Right now the world is experiencing rationing by price. But what would happen if the USA established rationing by plan? What would happen if the USA chose to reduce imports by 2 million bbl/day this year and another 2 million bbl/day each year for another 6 years? I see deliberate rationing as the only government action which would reduce pump prices via demand reduction. Petroleum consumption is now roughly 2.8 gallon/day per capita. Cutting that to 2.5 gallon/day/capita could be done by a little car pooling here and more freight by rail there and a little more air in the tires everywhere. More teleconferencing and less business travel would help. Congress could set an example by staying in Washington every other weekend. We could also cut way back on troop deployments just about everywhere in the world. There is so much low hanging conservation fruit out there that adjusting to planned reductions in petroleum use would not be that difficult. When given the choice between about a liter a day or much higher prices which side would you pick. Considering that higher prices have had almost no effect on oil use the question all those higher tax advocates must answer is how high would the tax have to be for a even a 10% drop in use to happen?

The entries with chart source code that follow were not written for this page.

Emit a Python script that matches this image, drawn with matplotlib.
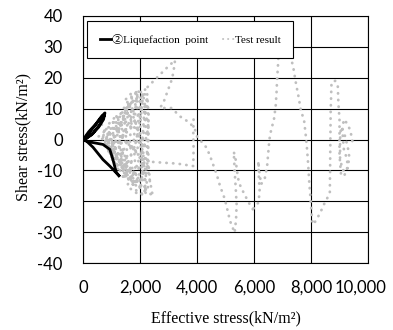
import numpy as np
import matplotlib
matplotlib.use("Agg")
import matplotlib.pyplot as plt
import matplotlib.transforms as mtransforms
from matplotlib.lines import Line2D
from matplotlib.ticker import FuncFormatter

plt.rcParams['axes.unicode_minus'] = False

SERIF = ['Liberation Serif', 'Noto Sans CJK JP', 'DejaVu Serif']
SANS = ['Lato', 'DejaVu Sans']

# test result: effective stress (kN/m2) and shear stress (kN/m2), drawn in pieces
# first cycles at high effective stress and the big loop around 7,000-9,000
right_sigma = [9450, 9380, 9250, 9150, 9100, 9150, 9250, 9300, 9200, 9100, 9020, 9020,
               9050, 9200, 9300, 9350, 9250, 9150, 9050, 9000, 9000, 8960, 8940, 8850,
               8720, 8690, 8680, 8670, 8660, 8570, 8480, 8380, 8250, 8120, 8060, 8030,
               7990, 7940, 7900, 7860, 7820, 7760, 7640, 7560, 7470, 7390, 7300, 7200,
               7080, 6950, 6870, 6840, 6810, 6790, 6760, 6700, 6600, 6540, 6500, 6460,
               6380, 6250, 6180, 6150, 6170, 6200, 6150, 6050, 5960]
right_tau = [-0.5, 3, 5.4, 6.5, 3, -3, -6, -9, -10.5, -9.7, -6, 0,
             4, 1, -3, -6, -10, -12, -11, -5, 6.5, 12, 17.3, 19,
             18.5, 9, 0, -10, -17, -19, -20.5, -22.6, -25, -27, -27.5, -25,
             -20, -14, -8, -3, 1, 6, 9.7, 14, 18.3, 22.7, 26.5, 29.5,
             33, 33.5, 29, 23.7, 19.4, 15, 10.8, 6.5, 3, 0, -4.3, -8.7,
             -12.5, -14.5, -10, -7, -12, -17, -20.5, -21.5, -22.6]

# V around 5,300 and the way back up to the lobe near 3,000
v_sigma = [5960, 5820, 5650, 5470, 5400, 5350, 5290, 5320, 5360, 5390, 5370, 5320,
           5160, 4980, 4810, 4690, 4460, 4340, 3990, 3930, 3750, 3400, 3110, 2700,
           2820, 2990, 3100, 3170, 3230, 2940, 2590, 2180]
v_tau = [-22.6, -20.5, -17.5, -14, -10, -6, -4, -10, -16, -21, -26, -30.2,
         -26.4, -19.4, -15.1, -11.3, -5.4, -2.7, 1.1, 3.2, 5.4, 7.5, 10.2, 10.2,
         11.9, 16.2, 19, 21.6, 25.7, 23.2, 20, 16.2]

# excursion along -7.5 out to 3,900 and up
ledge_sigma = [2050, 2350, 2800, 3300, 3870, 3880, 3870, 3880]
ledge_tau = [-9, -7.2, -7.5, -7.8, -8.6, -3, 2, 6.5]

# dense cycling below 2,500
cluster_sigma = [2180, 1950, 1650, 1300, 1450, 1750, 2050, 2300, 2450, 2300, 2250, 2200,
                 2150, 1900, 1700, 1500, 1200, 1000, 1200, 1500, 1800, 2150, 2250, 2300,
                 2280, 2200, 1950, 1800, 1550, 1250, 1350, 1650, 1950, 2100, 2050, 2000,
                 2050, 1850, 1600, 1400, 1100, 1000, 1300, 1600, 1900, 2200, 2150, 2100,
                 2150, 2250, 2050, 1750, 1500, 1300, 1050, 950, 1150, 1450, 1750, 2000,
                 1950, 1900, 1950, 2000, 1700, 1450, 1250, 1100, 1250, 1550, 1850, 1800,
                 1800, 1850, 1600, 1350, 1150, 1050, 1300, 1600, 1800, 1700, 1650, 1700,
                 1500, 1250, 1000, 900, 1050, 1350, 1500, 1550, 1500, 1450, 1200, 950,
                 850, 1100, 1350, 1450, 1350, 1300, 1200, 950, 800, 900, 1150, 1250,
                 1100, 1000, 850, 700, 800, 1000, 900, 700, 550]
cluster_tau = [16.2, 11, 6, 1, -5, -11, -15, -17, -18.4, -11, -3, 5,
               12, 14, 12, 7, 2, 0, -4, -9, -13, -16, -8, 1,
               10, 14.5, 15.5, 10, 4, -1, -6, -10, -12, -14, -6, 3,
               10, 13, 11, 6, 1, -2, -7, -12, -17, -18, -10, -2,
               6, 13, 15, 14, 10, 5, 2, 0, -5, -10, -14, -16,
               -8, 0, 8, 13, 12, 8, 3, -2, -6, -9, -11, -4,
               4, 11, 9, 6, 2, -3, -8, -13, -15, -7, 0, 7,
               9, 7, 3, 0, -4, -9, -12, -5, 2, 7, 5, 2,
               -1, -6, -11, -13, -6, 1, 4, 3, 0, -4, -8, -10,
               -4, 0, 2, 1, -2, -5, -1, 0, 1]

# later cycles packed into the same band, closing in toward the origin
late_sigma = [550, 800, 1100, 1400, 1700, 2000, 2250, 2300, 2280, 2300, 2350, 2200,
              1950, 1650, 1350, 1100, 1300, 1600, 1900, 2150, 2100, 2050, 2100, 1850,
              1600, 1400, 1200, 1450, 1750, 2000, 2200, 2000, 1800, 1550, 1300, 1150,
              1350, 1700, 2000, 2250, 2000, 1700, 1450, 1250, 1450, 1800, 2150, 2300,
              2150, 1900, 1600, 1350, 1500, 1900, 2200, 1950, 1600, 1300, 1050, 1250,
              1600, 1950, 2250, 2100, 1800, 1550, 1800, 2050, 2250, 2100, 1900, 1700,
              1500, 1750, 2100, 2000, 1850, 1650, 1500, 1200, 900, 700, 900, 1200,
              1000, 800, 1000, 1150, 950, 750, 650]
late_tau = [1, 3, 6, 9, 12, 14, 15, 8, 0, -8, -14, -17,
            -15, -12, -8, -4, 0, 3, 6, 9, 2, -5, -12, -14,
            -10, -5, -1, 2, 5, 9, 12, 16, 15, 12, 8, 4,
            1, -2, -6, -10, -12, -14, -11, -6, -3, 0, -2, 4,
            10, 11, 8, 3, -1, -4, -6, -9, -7, -3, 1, 5,
            6, 3, -4, -9, -10, -15, -17, -18, -15, -4, 4, 9,
            13, 15.5, 13, 6, -1, -6, -9, -6, -3, 1, 5, 8,
            4, 0, -6, -9, -2, 3, 5]

# liquefaction point path
liq_sigma = [1260, 940, 700, 350, 30, 200, 450, 650, 770, 720, 550, 300,
             30, 250, 500, 700, 760, 600, 350, 30, 350, 700, 940, 1050, 1170, 1260]
liq_tau = [-11.7, -8.6, -6.5, -2.5, 0.3, 2.5, 5, 7.5, 8.6, 6.5, 4, 1.5,
           0, 2.5, 5.5, 7.8, 8, 5, 2, -0.3, -1, -1.6, -3.2, -6.5, -10.7, -11.7]

xticks = [0, 2000, 4000, 6000, 8000, 10000]
yticks = [-40, -30, -20, -10, 0, 10, 20, 30, 40]

gray = '#bfbfbf'
dot_style = dict(color=gray, lw=2.0, linestyle=(0, (0.1, 2.3)),
                 dash_capstyle='round', solid_capstyle='round', zorder=2)

fig = plt.figure(figsize=(3.93, 3.30), dpi=100)
ax = fig.add_axes([83 / 393, 67 / 330, 285 / 393, 247 / 330])

for xs, ys in [(right_sigma, right_tau), (v_sigma, v_tau), (ledge_sigma, ledge_tau),
               (cluster_sigma, cluster_tau), (late_sigma, late_tau)]:
    ax.plot(xs, ys, **dot_style)

ax.plot(liq_sigma, liq_tau, color='black', lw=2.0, solid_joinstyle='round', zorder=3)

ax.set_xlim(0, 10000)
ax.set_ylim(-40, 40)
ax.set_xticks(xticks)
ax.set_yticks(yticks)
ax.xaxis.set_major_formatter(FuncFormatter(lambda v, _: f"{v:,.0f}"))
ax.yaxis.set_major_formatter(FuncFormatter(lambda v, _: f"{v:.0f}"))
ax.tick_params(length=0, labelsize=12)
ax.tick_params(axis='x', pad=12)
ax.tick_params(axis='y', pad=14.5)
for lbl in ax.get_xticklabels() + ax.get_yticklabels():
    lbl.set_family(SANS)

ax.grid(True, color='black', lw=0.8)
ax.set_axisbelow(True)
for sp in ax.spines.values():
    sp.set_color('black')
    sp.set_linewidth(0.8)

# last x label pulled in so it stays on the canvas
last = ax.xaxis.get_major_ticks()[-1].label1
last.set_transform(last.get_transform() +
                   mtransforms.ScaledTranslation(-7 / 100, 0, fig.dpi_scale_trans))

fig.text(23 / 393, 1 - 137 / 330, 'Shear stress(kN/m²)', rotation=90,
         ha='center', va='center', family=SERIF, size=11.5)
fig.text(226 / 393, 1 - 318 / 330, 'Effective stress(kN/m²)',
         ha='center', va='center', family=SERIF, size=11.5)

h_liq = Line2D([], [], color='black', lw=2.0)
h_test = Line2D([], [], color=gray, lw=1.4, linestyle=(0, (0.1, 2.5)),
                dash_capstyle='round')
leg = ax.legend([h_liq, h_test], ['②Liquefaction  point', 'Test result'],
                loc='upper left', bbox_to_anchor=(4 / 285, 242 / 247),
                borderaxespad=0, ncol=2, fancybox=False, framealpha=1,
                edgecolor='black', handlelength=1.0, handletextpad=0.1,
                columnspacing=1.3, borderpad=1.15,
                prop={'family': SERIF, 'size': 8})
leg.get_frame().set_linewidth(0.8)
leg.set_zorder(5)

fig.savefig('out.png', dpi=100)
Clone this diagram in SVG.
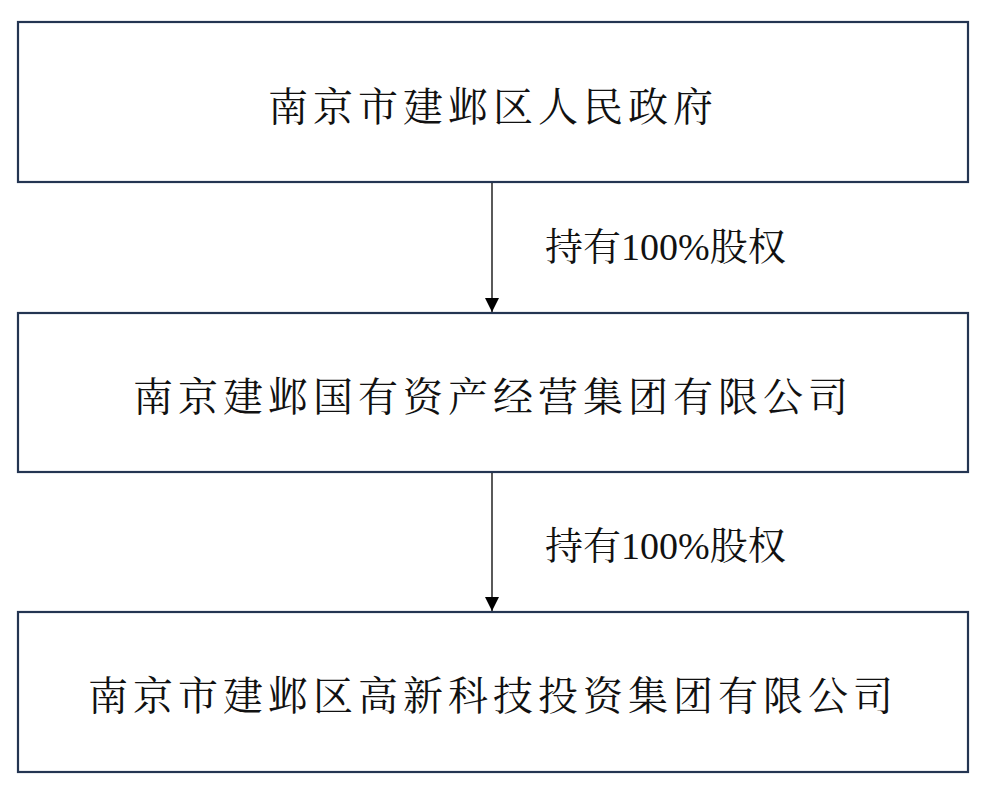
<svg xmlns="http://www.w3.org/2000/svg" width="988" height="788" viewBox="0 0 988 788">
<style>
.box{fill:#fff;stroke:#243552;stroke-width:2.2}
.t{font-family:"Noto Serif CJK SC","Liberation Serif","Noto Sans CJK SC",serif;font-size:40px;fill:#111;text-anchor:middle;dominant-baseline:central}
.l{font-family:"Liberation Serif","Noto Serif CJK SC","Noto Sans CJK SC",serif;font-size:38px;fill:#111;dominant-baseline:central}
.c{stroke:#000;stroke-width:1.3;fill:none}
</style>
<defs><marker id="a" markerWidth="14" markerHeight="14" refX="14" refY="7" orient="auto" markerUnits="userSpaceOnUse"><path d="M0,0L14,7L0,14z" fill="#000"/></marker></defs>
<rect width="988" height="788" fill="#fff"/>
<g id="n1"><rect class="box" x="18" y="22" width="950" height="160"/><text class="t" x="493" y="103" letter-spacing="5">南京市建邺区人民政府</text></g>
<g id="n2"><rect class="box" x="18" y="313" width="950" height="159"/><text class="t" x="493" y="393" letter-spacing="5">南京建邺国有资产经营集团有限公司</text></g>
<g id="n3"><rect class="box" x="18" y="612" width="950" height="160"/><text class="t" x="493" y="692" letter-spacing="5">南京市建邺区高新科技投资集团有限公司</text></g>
<g id="connectors">
<line class="c" x1="492" y1="183" x2="492" y2="312" marker-end="url(#a)"/>
<line class="c" x1="492" y1="473" x2="492" y2="611" marker-end="url(#a)"/>
<text class="l" x="545" y="247">持有100%股权</text>
<text class="l" x="545" y="546">持有100%股权</text>
</g>
</svg>
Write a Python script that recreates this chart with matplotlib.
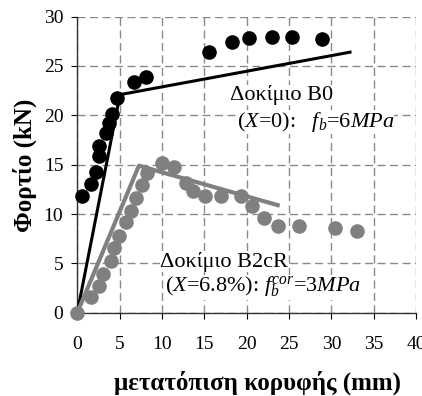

Well, as the most naive person I know, I'll just skip to:

re: • "Fund a comprehensive range of renewable and alternative energy provisions authorized – but not fully funded – under current law (EPACT 2005 and EISA 2007)."

1) What's included in these "provisions"?

2) What happened that the situation exists where they are not "fully funded"?

3) What is to prevent the same situation occurring WRT this supposed funding source?

Anyway, this is all too sad, really.

re: "We need all the domestic energy we can get, folks."

We need a plan for "peak oil" mitigation WRT every sector that provides basic needs.

We need conservation - immediate, large-scale and doable.

And the list goes on.

re: "Domestic energy" - from what fuel sources?